### What you need to do
Show all lines that include the string "matplotlib"; copy each one.
○ ○ ○
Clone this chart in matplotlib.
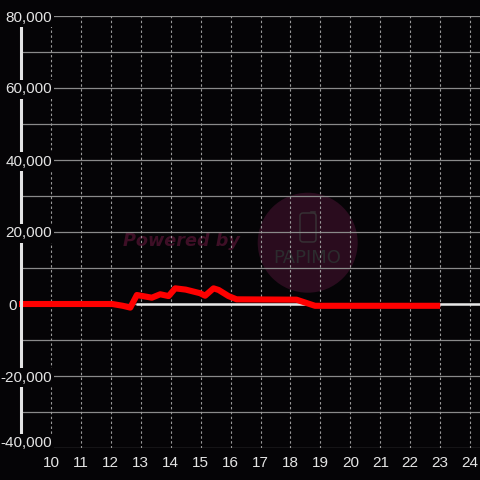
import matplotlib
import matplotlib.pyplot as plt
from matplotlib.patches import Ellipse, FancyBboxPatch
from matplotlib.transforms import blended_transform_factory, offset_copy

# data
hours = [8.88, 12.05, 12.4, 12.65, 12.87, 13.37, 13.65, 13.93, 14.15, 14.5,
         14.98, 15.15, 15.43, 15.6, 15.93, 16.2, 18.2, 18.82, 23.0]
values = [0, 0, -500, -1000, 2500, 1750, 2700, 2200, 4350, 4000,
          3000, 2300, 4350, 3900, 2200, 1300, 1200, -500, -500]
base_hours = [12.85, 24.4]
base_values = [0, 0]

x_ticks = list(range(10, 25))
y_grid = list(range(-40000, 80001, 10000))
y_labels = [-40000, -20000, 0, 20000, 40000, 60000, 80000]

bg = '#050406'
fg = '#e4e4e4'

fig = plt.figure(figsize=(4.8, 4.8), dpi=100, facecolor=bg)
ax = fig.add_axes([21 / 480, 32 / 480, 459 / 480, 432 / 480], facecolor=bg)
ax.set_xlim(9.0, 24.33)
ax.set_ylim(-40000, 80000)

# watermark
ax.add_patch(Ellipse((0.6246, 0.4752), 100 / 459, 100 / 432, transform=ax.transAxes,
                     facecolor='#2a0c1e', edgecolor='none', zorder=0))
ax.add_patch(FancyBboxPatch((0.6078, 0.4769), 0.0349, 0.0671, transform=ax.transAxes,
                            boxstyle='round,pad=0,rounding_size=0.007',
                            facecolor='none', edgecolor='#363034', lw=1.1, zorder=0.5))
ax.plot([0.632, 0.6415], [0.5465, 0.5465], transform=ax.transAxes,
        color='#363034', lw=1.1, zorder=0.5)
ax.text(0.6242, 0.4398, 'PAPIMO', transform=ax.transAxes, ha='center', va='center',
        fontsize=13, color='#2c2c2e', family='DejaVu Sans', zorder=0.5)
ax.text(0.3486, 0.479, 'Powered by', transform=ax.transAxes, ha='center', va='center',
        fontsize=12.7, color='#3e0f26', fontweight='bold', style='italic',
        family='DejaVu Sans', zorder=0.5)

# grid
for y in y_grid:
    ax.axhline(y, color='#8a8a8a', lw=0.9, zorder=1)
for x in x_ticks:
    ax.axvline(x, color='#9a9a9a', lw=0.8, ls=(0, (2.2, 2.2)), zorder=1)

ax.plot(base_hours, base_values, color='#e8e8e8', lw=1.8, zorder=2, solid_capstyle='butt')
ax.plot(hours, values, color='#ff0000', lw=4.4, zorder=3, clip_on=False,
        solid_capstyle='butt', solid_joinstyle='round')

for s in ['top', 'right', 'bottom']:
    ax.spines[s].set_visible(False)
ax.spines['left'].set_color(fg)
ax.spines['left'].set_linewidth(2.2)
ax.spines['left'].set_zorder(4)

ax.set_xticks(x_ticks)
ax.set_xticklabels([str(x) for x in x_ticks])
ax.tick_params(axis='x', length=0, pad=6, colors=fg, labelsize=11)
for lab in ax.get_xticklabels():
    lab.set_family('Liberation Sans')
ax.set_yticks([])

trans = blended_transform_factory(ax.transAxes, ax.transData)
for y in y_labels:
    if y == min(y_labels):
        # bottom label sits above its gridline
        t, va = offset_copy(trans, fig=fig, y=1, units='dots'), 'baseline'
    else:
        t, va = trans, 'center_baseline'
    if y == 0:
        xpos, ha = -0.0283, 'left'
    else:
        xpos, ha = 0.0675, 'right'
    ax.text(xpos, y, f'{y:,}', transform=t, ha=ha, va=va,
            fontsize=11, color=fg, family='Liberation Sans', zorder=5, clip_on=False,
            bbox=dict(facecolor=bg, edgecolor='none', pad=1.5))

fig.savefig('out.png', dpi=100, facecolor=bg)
○ ○ ○
### Answer for the task
Clone this chart in matplotlib.
import matplotlib
import matplotlib.pyplot as plt
from matplotlib.patches import Ellipse, FancyBboxPatch
from matplotlib.transforms import blended_transform_factory, offset_copy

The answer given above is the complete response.